[start of Supplied data]

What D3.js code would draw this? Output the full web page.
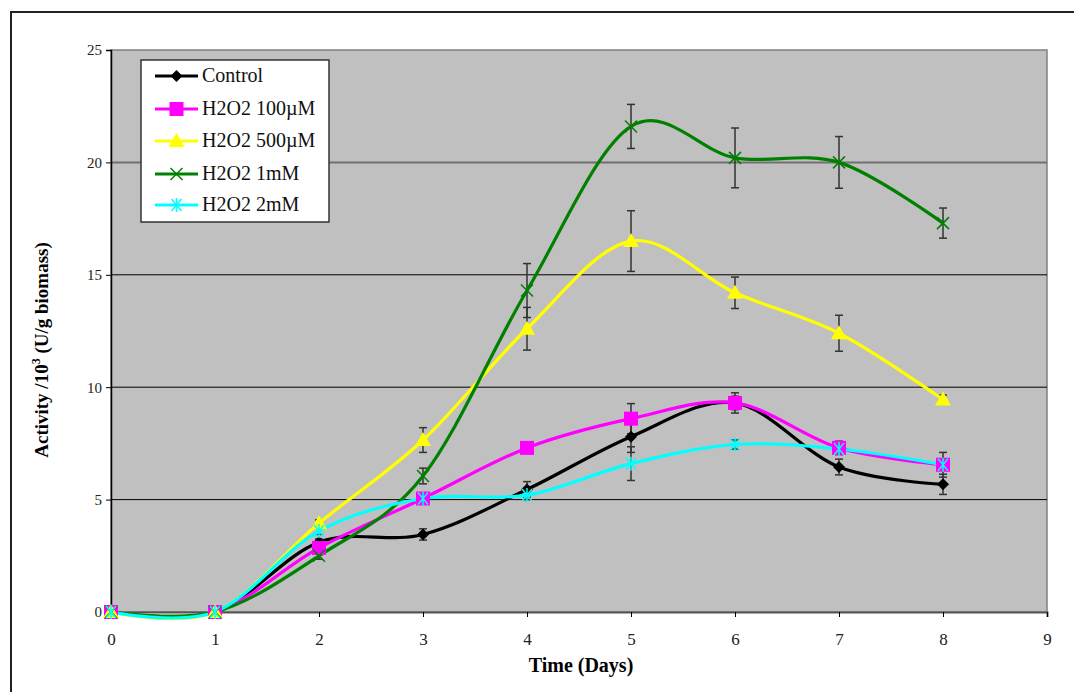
<!DOCTYPE html>
<html>
<head>
<meta charset="utf-8">
<script src="https://cdn.jsdelivr.net/npm/d3@7"></script>
<style>
  html, body { margin: 0; padding: 0; background: #fff; }
  svg { display: block; }
  text { font-family: "Liberation Serif", "Times New Roman", serif; }
</style>
</head>
<body>
<svg id="chart" width="1074" height="692"></svg>
<script>
// Days of sampling
const days = [0, 1, 2, 3, 4, 5, 6, 7, 8];

// Series names (legend order)
const seriesNames = ["Control", "H2O2 100\u00B5M", "H2O2 500\u00B5M", "H2O2 1mM", "H2O2 2mM"];

// Mean activity (x10^3 U/g biomass)
const control   = [0, 0, 3.1, 3.45, 5.45, 7.8, 9.3, 6.45, 5.68];
const h2o2_100  = [0, 0, 2.85, 5.05, 7.3, 8.6, 9.3, 7.3, 6.55];
const h2o2_500  = [0, 0, 3.95, 7.65, 12.6, 16.5, 14.2, 12.4, 9.45];
const h2o2_1mM  = [0, 0, 2.5, 6.05, 14.3, 21.6, 20.2, 20.0, 17.3];
const h2o2_2mM  = [0, 0, 3.6, 5.05, 5.2, 6.6, 7.45, 7.25, 6.55];

// Standard deviations
const controlErr  = [0, 0, 0.15, 0.25, 0.35, 0.7, 0.3, 0.35, 0.45];
const h2o2_100Err = [0, 0, 0.15, 0.2, 0.2, 0.67, 0.45, 0.3, 0.55];
const h2o2_500Err = [0, 0, 0.15, 0.55, 0.95, 1.35, 0.7, 0.8, 0.2];
const h2o2_1mMErr = [0, 0, 0.15, 0.35, 1.2, 0.98, 1.33, 1.15, 0.67];
const h2o2_2mMErr = [0, 0, 0.15, 0.2, 0.2, 0.75, 0.2, 0.2, 0.2];

// Axis ticks
const xTicks = [0, 1, 2, 3, 4, 5, 6, 7, 8, 9];
const yTicks = [0, 5, 10, 15, 20, 25];

const seriesColors = ["#000000", "#FF00FF", "#FFFF00", "#008000", "#00FFFF"];
const seriesMarkers = ["diamond", "square", "triangle", "cross", "star"];
const seriesValues = [control, h2o2_100, h2o2_500, h2o2_1mM, h2o2_2mM];
const seriesErrors = [controlErr, h2o2_100Err, h2o2_500Err, h2o2_1mMErr, h2o2_2mMErr];

const series = seriesNames.map((name, i) => ({
  name,
  color: seriesColors[i],
  marker: seriesMarkers[i],
  points: days.map((d, j) => ({ day: d, value: seriesValues[i][j], err: seriesErrors[i][j] }))
}));

const svg = d3.select("#chart");

// Outer chart frame
svg.append("rect")
  .attr("x", 11).attr("y", 12)
  .attr("width", 1100).attr("height", 720)
  .attr("fill", "#fff")
  .attr("stroke", "#222").attr("stroke-width", 2);

const plot = { left: 111, right: 1047, top: 50, bottom: 612 };

const x = d3.scaleLinear().domain([0, 9]).range([plot.left, plot.right]);
const y = d3.scaleLinear().domain([0, 25]).range([plot.bottom, plot.top]);

// Plot background
svg.append("rect")
  .attr("x", plot.left).attr("y", plot.top)
  .attr("width", plot.right - plot.left).attr("height", plot.bottom - plot.top)
  .attr("fill", "#C0C0C0")
  .attr("stroke", "#808080").attr("stroke-width", 1.5);

// Horizontal gridlines
svg.append("g")
  .selectAll("line")
  .data(yTicks.filter(t => t > 0 && t < 25))
  .join("line")
  .attr("x1", plot.left).attr("x2", plot.right)
  .attr("y1", d => y(d)).attr("y2", d => y(d))
  .attr("stroke", d => d === 20 ? "#707070" : "#000")
  .attr("stroke-width", d => d === 20 ? 2 : 1);

// Y axis
const yAxis = svg.append("g")
  .attr("transform", `translate(${plot.left},0)`)
  .call(d3.axisLeft(y).tickValues(yTicks).tickSize(5).tickPadding(4).tickFormat(d3.format("d")));
yAxis.select(".domain").attr("stroke", "#000").attr("stroke-width", 1.5);
yAxis.selectAll(".tick line").attr("stroke", "#000");
yAxis.selectAll("text").attr("font-size", 15).attr("fill", "#222")
  .style("font-family", "'Liberation Serif', serif");

// X axis
const xAxis = svg.append("g")
  .attr("transform", `translate(0,${plot.bottom})`)
  .call(d3.axisBottom(x).tickValues(xTicks).tickSize(5).tickPadding(16).tickFormat(d3.format("d")));
xAxis.select(".domain").attr("stroke", "#555").attr("stroke-width", 2);
xAxis.selectAll(".tick line").attr("stroke", "#000");
xAxis.selectAll("text").attr("font-size", 17).attr("fill", "#222")
  .style("font-family", "'Liberation Serif', serif");

// Axis titles
svg.append("text")
  .attr("x", x(4.5) + 2).attr("y", 672)
  .attr("text-anchor", "middle")
  .attr("font-size", 20).attr("font-weight", "bold")
  .text("Time (Days)");

const yTitle = svg.append("text")
  .attr("transform", `translate(48,${(plot.top + plot.bottom) / 2 + 19}) rotate(-90)`)
  .attr("text-anchor", "middle")
  .attr("font-size", 19).attr("font-weight", "bold");
yTitle.append("tspan").text("Activity /10");
yTitle.append("tspan").attr("dy", -8).attr("font-size", 12).text("3");
yTitle.append("tspan").attr("dy", 8).text(" (U/g biomass)");

// Smoothed lines
const line = d3.line()
  .x(d => x(d.day))
  .y(d => y(d.value))
  .curve(d3.curveCardinal.tension(0));

// Error bars (drawn beneath lines)
const errG = svg.append("g");
series.forEach(s => {
  const pts = s.points.filter(p => p.err > 0);
  const g = errG.append("g");
  g.selectAll("line.v").data(pts).join("line").attr("class", "v")
    .attr("x1", p => x(p.day)).attr("x2", p => x(p.day))
    .attr("y1", p => y(p.value - p.err)).attr("y2", p => y(p.value + p.err))
    .attr("stroke", "#333").attr("stroke-width", 1.5);
  ["-", "+"].forEach(sign => {
    g.selectAll(`line.c${sign === "-" ? "lo" : "hi"}`).data(pts).join("line")
      .attr("class", `c${sign === "-" ? "lo" : "hi"}`)
      .attr("x1", p => x(p.day) - 4).attr("x2", p => x(p.day) + 4)
      .attr("y1", p => y(sign === "-" ? p.value - p.err : p.value + p.err))
      .attr("y2", p => y(sign === "-" ? p.value - p.err : p.value + p.err))
      .attr("stroke", "#333").attr("stroke-width", 1.5);
  });
});

const lineG = svg.append("g");
series.forEach(s => {
  lineG.append("path")
    .datum(s.points)
    .attr("fill", "none")
    .attr("stroke", s.color)
    .attr("stroke-width", 3.2)
    .attr("d", line);
});

// Marker shapes
function drawMarker(g, type, color, cx, cy) {
  if (type === "diamond") {
    g.append("path")
      .attr("d", `M${cx},${cy - 6}L${cx + 6},${cy}L${cx},${cy + 6}L${cx - 6},${cy}Z`)
      .attr("fill", color);
  } else if (type === "square") {
    g.append("rect")
      .attr("x", cx - 7).attr("y", cy - 7).attr("width", 14).attr("height", 14)
      .attr("fill", color);
  } else if (type === "triangle") {
    g.append("path")
      .attr("d", `M${cx},${cy - 8}L${cx + 8},${cy + 6}L${cx - 8},${cy + 6}Z`)
      .attr("fill", color);
  } else if (type === "cross") {
    g.append("path")
      .attr("d", `M${cx - 6},${cy - 6}L${cx + 6},${cy + 6}M${cx - 6},${cy + 6}L${cx + 6},${cy - 6}`)
      .attr("stroke", color).attr("stroke-width", 1.5);
  } else if (type === "star") {
    g.append("path")
      .attr("d", `M${cx - 5},${cy - 6}L${cx + 5},${cy + 6}M${cx - 5},${cy + 6}L${cx + 5},${cy - 6}M${cx},${cy - 7}L${cx},${cy + 7}`)
      .attr("stroke", color).attr("stroke-width", 1.5);
  }
}

const markerG = svg.append("g");
series.forEach(s => {
  s.points.forEach(p => drawMarker(markerG, s.marker, s.color, x(p.day), y(p.value)));
});

// Legend
const legend = svg.append("g");
legend.append("rect")
  .attr("x", 141).attr("y", 60).attr("width", 188).attr("height", 162)
  .attr("fill", "#fff").attr("stroke", "#333").attr("stroke-width", 1.5);
const legendRows = [76, 109, 141, 174, 205];
series.forEach((s, i) => {
  const ly = legendRows[i];
  legend.append("line")
    .attr("x1", 155).attr("x2", 198).attr("y1", ly).attr("y2", ly)
    .attr("stroke", s.color).attr("stroke-width", 3);
  drawMarker(legend, s.marker, s.color, 176.5, ly);
  legend.append("text")
    .attr("x", 202).attr("y", ly + 6)
    .attr("font-size", 20).attr("fill", "#111")
    .text(s.name);
});
</script>
</body>
</html>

[end of Supplied data]

• Brief: Repeat, word for word and with no pictures, only the lines running from the beginning of the data to the line that contains "h2o2_500Err, h2o2_1mMErr, h2o2_2mMErr];".

• Answer for the task:
What D3.js code would draw this? Output the full web page.
<!DOCTYPE html>
<html>
<head>
<meta charset="utf-8">
<script src="https://cdn.jsdelivr.net/npm/d3@7"></script>
<style>
  html, body { margin: 0; padding: 0; background: #fff; }
  svg { display: block; }
  text { font-family: "Liberation Serif", "Times New Roman", serif; }
</style>
</head>
<body>
<svg id="chart" width="1074" height="692"></svg>
<script>
// Days of sampling
const days = [0, 1, 2, 3, 4, 5, 6, 7, 8];

// Series names (legend order)
const seriesNames = ["Control", "H2O2 100\u00B5M", "H2O2 500\u00B5M", "H2O2 1mM", "H2O2 2mM"];

// Mean activity (x10^3 U/g biomass)
const control   = [0, 0, 3.1, 3.45, 5.45, 7.8, 9.3, 6.45, 5.68];
const h2o2_100  = [0, 0, 2.85, 5.05, 7.3, 8.6, 9.3, 7.3, 6.55];
const h2o2_500  = [0, 0, 3.95, 7.65, 12.6, 16.5, 14.2, 12.4, 9.45];
const h2o2_1mM  = [0, 0, 2.5, 6.05, 14.3, 21.6, 20.2, 20.0, 17.3];
const h2o2_2mM  = [0, 0, 3.6, 5.05, 5.2, 6.6, 7.45, 7.25, 6.55];

// Standard deviations
const controlErr  = [0, 0, 0.15, 0.25, 0.35, 0.7, 0.3, 0.35, 0.45];
const h2o2_100Err = [0, 0, 0.15, 0.2, 0.2, 0.67, 0.45, 0.3, 0.55];
const h2o2_500Err = [0, 0, 0.15, 0.55, 0.95, 1.35, 0.7, 0.8, 0.2];
const h2o2_1mMErr = [0, 0, 0.15, 0.35, 1.2, 0.98, 1.33, 1.15, 0.67];
const h2o2_2mMErr = [0, 0, 0.15, 0.2, 0.2, 0.75, 0.2, 0.2, 0.2];

// Axis ticks
const xTicks = [0, 1, 2, 3, 4, 5, 6, 7, 8, 9];
const yTicks = [0, 5, 10, 15, 20, 25];

const seriesColors = ["#000000", "#FF00FF", "#FFFF00", "#008000", "#00FFFF"];
const seriesMarkers = ["diamond", "square", "triangle", "cross", "star"];
const seriesValues = [control, h2o2_100, h2o2_500, h2o2_1mM, h2o2_2mM];
const seriesErrors = [controlErr, h2o2_100Err, h2o2_500Err, h2o2_1mMErr, h2o2_2mMErr];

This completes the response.